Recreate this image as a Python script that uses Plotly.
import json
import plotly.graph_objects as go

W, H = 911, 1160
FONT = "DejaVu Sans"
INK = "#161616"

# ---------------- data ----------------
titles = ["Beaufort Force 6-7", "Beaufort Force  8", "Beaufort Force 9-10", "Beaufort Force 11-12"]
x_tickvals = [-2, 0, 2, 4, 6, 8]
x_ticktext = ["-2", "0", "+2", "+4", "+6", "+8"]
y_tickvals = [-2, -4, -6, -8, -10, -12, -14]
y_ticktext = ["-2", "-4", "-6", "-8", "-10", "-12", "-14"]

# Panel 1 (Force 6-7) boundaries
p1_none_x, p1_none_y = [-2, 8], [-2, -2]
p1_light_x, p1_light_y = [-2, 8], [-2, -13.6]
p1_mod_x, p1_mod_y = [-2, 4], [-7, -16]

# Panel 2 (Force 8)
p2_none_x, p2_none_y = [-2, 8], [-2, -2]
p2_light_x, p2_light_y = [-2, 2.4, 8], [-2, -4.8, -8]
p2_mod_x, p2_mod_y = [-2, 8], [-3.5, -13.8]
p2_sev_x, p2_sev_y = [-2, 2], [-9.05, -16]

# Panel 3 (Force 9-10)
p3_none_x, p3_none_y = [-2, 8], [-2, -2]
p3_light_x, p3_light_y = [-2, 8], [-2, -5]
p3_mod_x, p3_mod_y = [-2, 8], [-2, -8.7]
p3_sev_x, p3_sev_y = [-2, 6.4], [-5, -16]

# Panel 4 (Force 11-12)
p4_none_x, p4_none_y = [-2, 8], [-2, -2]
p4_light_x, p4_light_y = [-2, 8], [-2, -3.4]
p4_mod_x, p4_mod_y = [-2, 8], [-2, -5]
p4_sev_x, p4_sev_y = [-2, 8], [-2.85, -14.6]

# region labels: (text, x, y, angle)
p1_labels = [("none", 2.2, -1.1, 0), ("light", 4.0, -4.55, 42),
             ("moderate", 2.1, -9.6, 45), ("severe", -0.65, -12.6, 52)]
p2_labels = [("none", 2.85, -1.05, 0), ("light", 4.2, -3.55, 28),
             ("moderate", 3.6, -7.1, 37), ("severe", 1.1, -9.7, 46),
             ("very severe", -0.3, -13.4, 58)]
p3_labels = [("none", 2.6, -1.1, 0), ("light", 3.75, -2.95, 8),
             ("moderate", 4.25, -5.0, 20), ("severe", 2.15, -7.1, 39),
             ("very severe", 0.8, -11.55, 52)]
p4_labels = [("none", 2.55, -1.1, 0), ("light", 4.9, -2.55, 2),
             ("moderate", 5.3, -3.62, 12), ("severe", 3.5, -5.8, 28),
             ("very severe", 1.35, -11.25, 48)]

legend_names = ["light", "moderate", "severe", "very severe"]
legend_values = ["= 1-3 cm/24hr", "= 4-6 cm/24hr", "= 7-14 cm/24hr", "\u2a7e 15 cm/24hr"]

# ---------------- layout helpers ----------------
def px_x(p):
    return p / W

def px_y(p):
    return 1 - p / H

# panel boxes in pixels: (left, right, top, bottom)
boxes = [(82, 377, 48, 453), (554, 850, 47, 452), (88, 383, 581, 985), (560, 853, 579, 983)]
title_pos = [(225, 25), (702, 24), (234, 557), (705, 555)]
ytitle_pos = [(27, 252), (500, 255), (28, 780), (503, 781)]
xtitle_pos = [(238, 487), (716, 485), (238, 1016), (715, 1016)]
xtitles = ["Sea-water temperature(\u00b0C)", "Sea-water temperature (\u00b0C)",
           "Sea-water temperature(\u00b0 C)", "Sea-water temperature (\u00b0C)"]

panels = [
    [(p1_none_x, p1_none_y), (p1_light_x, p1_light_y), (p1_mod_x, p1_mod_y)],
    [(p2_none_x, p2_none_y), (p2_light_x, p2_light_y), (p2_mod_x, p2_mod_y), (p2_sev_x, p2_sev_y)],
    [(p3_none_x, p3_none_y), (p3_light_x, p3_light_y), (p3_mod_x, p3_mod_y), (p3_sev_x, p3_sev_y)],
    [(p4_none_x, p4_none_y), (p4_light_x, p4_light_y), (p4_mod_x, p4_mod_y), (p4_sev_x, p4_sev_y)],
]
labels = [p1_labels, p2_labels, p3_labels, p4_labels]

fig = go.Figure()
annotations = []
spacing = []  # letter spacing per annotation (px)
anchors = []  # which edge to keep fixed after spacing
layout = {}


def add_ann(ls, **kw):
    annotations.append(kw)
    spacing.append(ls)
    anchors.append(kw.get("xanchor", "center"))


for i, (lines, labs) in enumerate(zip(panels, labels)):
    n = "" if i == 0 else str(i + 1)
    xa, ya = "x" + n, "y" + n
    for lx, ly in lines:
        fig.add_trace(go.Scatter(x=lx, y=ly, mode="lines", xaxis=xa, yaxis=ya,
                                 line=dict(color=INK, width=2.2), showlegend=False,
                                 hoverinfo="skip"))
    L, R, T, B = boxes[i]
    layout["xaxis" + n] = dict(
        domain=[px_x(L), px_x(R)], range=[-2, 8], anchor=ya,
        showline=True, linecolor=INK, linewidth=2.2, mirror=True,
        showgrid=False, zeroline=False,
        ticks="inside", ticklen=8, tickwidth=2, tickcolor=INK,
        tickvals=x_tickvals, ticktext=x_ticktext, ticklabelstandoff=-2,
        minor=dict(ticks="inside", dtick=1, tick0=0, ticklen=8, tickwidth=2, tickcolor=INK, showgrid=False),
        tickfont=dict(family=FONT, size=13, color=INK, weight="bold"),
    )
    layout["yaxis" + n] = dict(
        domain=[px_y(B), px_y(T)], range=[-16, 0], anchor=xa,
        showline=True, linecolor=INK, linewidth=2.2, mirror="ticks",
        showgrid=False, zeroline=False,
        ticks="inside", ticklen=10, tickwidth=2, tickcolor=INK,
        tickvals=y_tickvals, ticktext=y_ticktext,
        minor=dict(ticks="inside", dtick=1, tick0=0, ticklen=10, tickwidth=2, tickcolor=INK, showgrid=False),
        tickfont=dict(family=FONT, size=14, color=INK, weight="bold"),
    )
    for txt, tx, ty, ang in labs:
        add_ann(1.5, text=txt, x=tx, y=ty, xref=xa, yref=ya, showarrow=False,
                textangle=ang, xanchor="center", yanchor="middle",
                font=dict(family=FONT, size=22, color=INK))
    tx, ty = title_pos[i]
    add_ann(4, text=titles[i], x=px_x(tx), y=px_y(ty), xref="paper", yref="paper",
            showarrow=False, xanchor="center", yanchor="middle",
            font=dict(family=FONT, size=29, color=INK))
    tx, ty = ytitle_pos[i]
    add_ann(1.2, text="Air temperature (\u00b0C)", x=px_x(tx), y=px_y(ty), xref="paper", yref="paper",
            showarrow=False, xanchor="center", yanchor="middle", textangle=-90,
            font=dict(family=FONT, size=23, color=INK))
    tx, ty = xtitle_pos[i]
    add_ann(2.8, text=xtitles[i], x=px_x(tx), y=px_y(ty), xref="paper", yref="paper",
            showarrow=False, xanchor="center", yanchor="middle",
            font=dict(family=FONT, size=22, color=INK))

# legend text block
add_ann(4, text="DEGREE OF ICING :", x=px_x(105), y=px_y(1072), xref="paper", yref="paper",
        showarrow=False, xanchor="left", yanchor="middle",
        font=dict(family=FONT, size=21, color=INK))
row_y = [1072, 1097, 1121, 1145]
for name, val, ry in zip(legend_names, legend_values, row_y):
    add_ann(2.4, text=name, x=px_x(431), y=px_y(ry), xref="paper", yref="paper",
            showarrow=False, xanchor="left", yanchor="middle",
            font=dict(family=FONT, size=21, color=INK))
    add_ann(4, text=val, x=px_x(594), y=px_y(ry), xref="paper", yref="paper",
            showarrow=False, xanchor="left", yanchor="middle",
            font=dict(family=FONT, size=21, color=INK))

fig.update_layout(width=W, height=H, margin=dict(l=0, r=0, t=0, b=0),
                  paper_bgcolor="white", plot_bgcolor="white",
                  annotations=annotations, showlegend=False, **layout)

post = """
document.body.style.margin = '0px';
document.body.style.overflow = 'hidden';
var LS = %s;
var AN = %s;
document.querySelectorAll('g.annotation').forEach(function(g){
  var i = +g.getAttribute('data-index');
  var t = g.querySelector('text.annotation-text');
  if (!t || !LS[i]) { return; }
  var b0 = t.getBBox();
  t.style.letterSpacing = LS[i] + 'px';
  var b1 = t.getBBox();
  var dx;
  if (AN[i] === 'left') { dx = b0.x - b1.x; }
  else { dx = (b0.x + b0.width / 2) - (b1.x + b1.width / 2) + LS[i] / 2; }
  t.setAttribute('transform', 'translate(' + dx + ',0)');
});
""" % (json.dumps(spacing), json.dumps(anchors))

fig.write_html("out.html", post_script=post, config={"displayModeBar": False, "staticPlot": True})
◆ ◆ ◆ ◆ ◆
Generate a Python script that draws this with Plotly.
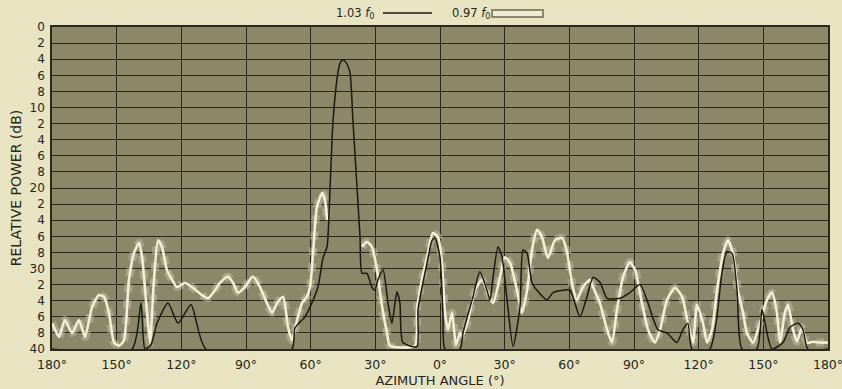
◆ ◆ ◆ ◆ ◆
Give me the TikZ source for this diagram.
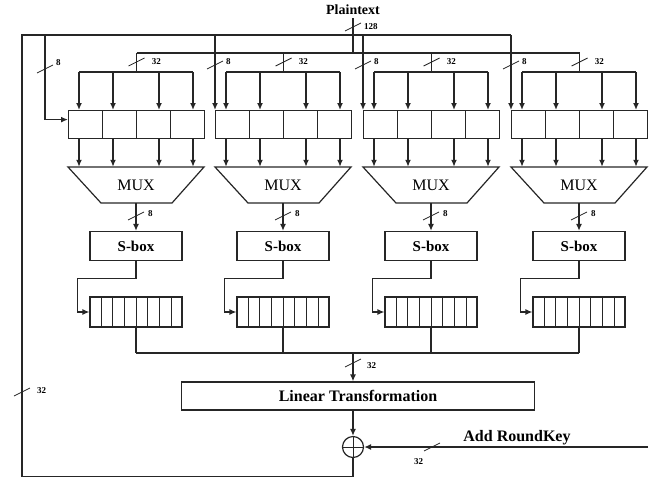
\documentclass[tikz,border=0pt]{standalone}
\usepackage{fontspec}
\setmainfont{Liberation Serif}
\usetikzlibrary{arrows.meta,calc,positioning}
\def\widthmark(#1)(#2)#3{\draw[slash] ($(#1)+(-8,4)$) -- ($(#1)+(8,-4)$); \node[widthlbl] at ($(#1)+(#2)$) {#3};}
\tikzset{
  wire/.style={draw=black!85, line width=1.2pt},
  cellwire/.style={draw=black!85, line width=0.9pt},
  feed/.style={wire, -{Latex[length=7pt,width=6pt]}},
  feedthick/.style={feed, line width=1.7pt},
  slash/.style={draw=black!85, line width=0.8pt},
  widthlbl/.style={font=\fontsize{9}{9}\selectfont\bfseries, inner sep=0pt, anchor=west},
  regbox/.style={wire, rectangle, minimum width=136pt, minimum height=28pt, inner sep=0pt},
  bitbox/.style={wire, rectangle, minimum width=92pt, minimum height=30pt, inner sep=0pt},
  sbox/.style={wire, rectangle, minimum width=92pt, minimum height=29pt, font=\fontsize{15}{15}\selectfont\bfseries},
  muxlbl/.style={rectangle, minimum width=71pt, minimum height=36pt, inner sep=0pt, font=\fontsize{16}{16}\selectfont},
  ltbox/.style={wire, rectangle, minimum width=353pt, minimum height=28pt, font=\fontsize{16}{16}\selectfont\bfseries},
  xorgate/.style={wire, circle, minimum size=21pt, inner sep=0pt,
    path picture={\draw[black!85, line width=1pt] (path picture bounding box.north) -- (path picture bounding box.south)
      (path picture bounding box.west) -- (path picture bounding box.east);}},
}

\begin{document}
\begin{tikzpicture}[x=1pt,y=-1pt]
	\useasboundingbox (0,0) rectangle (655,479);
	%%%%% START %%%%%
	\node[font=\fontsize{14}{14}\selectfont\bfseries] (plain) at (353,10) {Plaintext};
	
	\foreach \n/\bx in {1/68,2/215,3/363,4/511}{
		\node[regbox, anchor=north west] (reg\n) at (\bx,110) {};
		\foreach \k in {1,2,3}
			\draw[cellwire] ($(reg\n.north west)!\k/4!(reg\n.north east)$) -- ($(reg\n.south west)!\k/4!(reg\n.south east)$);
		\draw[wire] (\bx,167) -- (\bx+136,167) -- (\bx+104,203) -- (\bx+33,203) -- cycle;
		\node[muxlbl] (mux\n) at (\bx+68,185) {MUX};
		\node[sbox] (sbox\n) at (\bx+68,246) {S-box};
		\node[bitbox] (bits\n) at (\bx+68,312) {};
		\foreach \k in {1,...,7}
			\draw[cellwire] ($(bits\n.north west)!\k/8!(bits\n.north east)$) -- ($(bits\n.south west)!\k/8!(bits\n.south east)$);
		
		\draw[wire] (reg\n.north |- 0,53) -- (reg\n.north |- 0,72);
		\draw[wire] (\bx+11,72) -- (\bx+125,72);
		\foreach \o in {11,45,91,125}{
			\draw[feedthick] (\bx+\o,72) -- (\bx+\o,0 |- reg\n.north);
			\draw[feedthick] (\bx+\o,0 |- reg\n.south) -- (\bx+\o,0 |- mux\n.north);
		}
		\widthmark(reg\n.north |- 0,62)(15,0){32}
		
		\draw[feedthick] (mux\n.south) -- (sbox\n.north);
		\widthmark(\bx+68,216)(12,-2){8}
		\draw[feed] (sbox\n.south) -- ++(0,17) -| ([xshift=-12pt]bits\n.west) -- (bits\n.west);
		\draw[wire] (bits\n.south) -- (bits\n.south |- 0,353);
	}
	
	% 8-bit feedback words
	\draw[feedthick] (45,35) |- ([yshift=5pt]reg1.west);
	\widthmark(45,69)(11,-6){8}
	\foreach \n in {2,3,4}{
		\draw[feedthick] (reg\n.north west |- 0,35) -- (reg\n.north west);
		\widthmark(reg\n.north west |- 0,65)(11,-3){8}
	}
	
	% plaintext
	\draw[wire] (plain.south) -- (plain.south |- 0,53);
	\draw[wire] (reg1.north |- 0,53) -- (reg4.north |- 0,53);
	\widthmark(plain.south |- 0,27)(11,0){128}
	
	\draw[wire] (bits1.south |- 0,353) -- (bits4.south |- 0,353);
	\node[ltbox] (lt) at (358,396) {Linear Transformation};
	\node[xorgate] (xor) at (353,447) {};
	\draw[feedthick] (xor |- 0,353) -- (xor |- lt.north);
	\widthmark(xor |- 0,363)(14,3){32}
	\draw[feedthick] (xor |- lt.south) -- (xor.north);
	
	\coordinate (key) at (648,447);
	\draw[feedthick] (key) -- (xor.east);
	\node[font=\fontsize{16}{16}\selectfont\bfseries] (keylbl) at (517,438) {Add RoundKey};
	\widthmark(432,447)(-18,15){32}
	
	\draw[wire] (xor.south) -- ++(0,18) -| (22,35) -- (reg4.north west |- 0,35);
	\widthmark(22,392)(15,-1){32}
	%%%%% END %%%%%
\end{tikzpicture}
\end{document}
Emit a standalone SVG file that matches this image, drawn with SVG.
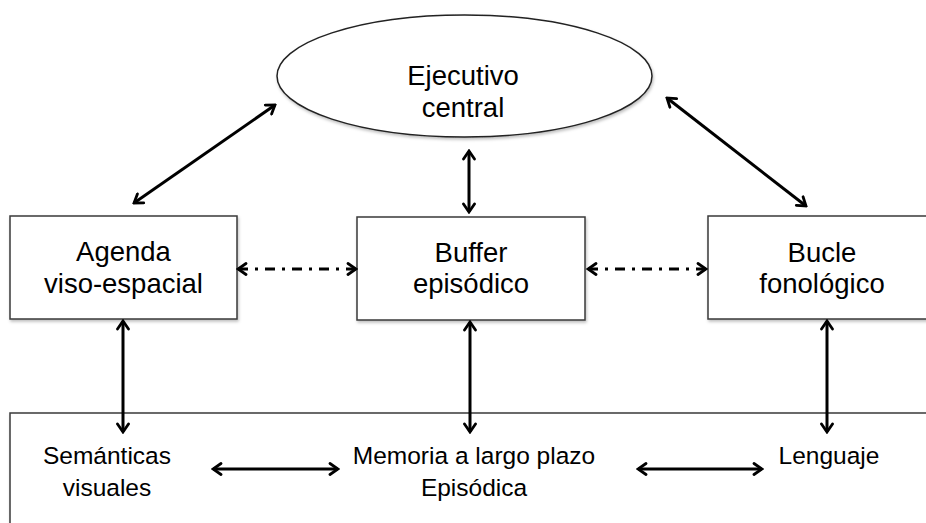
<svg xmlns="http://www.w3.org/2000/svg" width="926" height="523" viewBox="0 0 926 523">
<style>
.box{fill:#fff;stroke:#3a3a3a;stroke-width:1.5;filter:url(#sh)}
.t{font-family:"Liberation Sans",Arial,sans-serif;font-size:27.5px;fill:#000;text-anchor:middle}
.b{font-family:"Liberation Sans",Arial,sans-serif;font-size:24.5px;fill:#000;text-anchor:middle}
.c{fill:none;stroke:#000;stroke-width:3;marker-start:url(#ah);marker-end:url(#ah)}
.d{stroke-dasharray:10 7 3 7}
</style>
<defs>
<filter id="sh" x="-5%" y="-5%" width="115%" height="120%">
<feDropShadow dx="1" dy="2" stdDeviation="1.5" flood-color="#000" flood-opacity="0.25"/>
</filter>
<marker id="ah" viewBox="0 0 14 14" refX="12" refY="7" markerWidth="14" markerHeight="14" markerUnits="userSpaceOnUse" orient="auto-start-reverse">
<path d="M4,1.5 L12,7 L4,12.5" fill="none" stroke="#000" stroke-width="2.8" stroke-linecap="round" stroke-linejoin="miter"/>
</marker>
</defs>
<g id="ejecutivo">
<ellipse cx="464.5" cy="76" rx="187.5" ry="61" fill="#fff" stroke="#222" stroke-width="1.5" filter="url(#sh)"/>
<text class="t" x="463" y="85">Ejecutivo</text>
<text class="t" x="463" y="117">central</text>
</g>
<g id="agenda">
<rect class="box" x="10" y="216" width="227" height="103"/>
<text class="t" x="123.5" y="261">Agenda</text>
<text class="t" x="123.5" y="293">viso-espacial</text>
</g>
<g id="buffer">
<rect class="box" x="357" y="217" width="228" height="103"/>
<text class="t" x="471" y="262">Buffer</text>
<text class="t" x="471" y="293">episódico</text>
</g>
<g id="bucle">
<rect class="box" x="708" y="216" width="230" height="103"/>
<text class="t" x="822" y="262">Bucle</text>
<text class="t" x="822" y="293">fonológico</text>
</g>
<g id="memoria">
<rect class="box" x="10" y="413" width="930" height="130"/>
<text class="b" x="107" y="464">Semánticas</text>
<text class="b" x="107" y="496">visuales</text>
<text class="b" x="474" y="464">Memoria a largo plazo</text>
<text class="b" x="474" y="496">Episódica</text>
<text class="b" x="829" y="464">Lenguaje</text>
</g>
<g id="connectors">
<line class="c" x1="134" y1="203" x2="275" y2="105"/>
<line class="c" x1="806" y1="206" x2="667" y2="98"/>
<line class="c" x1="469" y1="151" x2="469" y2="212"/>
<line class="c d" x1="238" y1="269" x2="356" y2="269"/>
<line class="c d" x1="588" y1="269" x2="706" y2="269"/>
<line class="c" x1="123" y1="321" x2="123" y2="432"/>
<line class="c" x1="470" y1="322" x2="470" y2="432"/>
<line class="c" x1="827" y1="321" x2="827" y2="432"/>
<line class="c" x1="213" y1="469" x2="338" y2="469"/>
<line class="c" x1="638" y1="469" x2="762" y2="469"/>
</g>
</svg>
◆ ◆ ◆ ◆ ◆
*The exercise*. The lines to print start at the line containing "Give me the TikZ source for this diagram." and end at the line containing "(plain) at (353,10)"; print them exactly, both ends included, and leave out every picture.

*The result*.
Give me the TikZ source for this diagram.
\documentclass[tikz,border=0pt]{standalone}
\usepackage{fontspec}
\setmainfont{Liberation Serif}
\usetikzlibrary{arrows.meta,calc,positioning}
\def\widthmark(#1)(#2)#3{\draw[slash] ($(#1)+(-8,4)$) -- ($(#1)+(8,-4)$); \node[widthlbl] at ($(#1)+(#2)$) {#3};}
\tikzset{
  wire/.style={draw=black!85, line width=1.2pt},
  cellwire/.style={draw=black!85, line width=0.9pt},
  feed/.style={wire, -{Latex[length=7pt,width=6pt]}},
  feedthick/.style={feed, line width=1.7pt},
  slash/.style={draw=black!85, line width=0.8pt},
  widthlbl/.style={font=\fontsize{9}{9}\selectfont\bfseries, inner sep=0pt, anchor=west},
  regbox/.style={wire, rectangle, minimum width=136pt, minimum height=28pt, inner sep=0pt},
  bitbox/.style={wire, rectangle, minimum width=92pt, minimum height=30pt, inner sep=0pt},
  sbox/.style={wire, rectangle, minimum width=92pt, minimum height=29pt, font=\fontsize{15}{15}\selectfont\bfseries},
  muxlbl/.style={rectangle, minimum width=71pt, minimum height=36pt, inner sep=0pt, font=\fontsize{16}{16}\selectfont},
  ltbox/.style={wire, rectangle, minimum width=353pt, minimum height=28pt, font=\fontsize{16}{16}\selectfont\bfseries},
  xorgate/.style={wire, circle, minimum size=21pt, inner sep=0pt,
    path picture={\draw[black!85, line width=1pt] (path picture bounding box.north) -- (path picture bounding box.south)
      (path picture bounding box.west) -- (path picture bounding box.east);}},
}

\begin{document}
\begin{tikzpicture}[x=1pt,y=-1pt]
	\useasboundingbox (0,0) rectangle (655,479);
	%%%%% START %%%%%
	\node[font=\fontsize{14}{14}\selectfont\bfseries] (plain) at (353,10) {Plaintext};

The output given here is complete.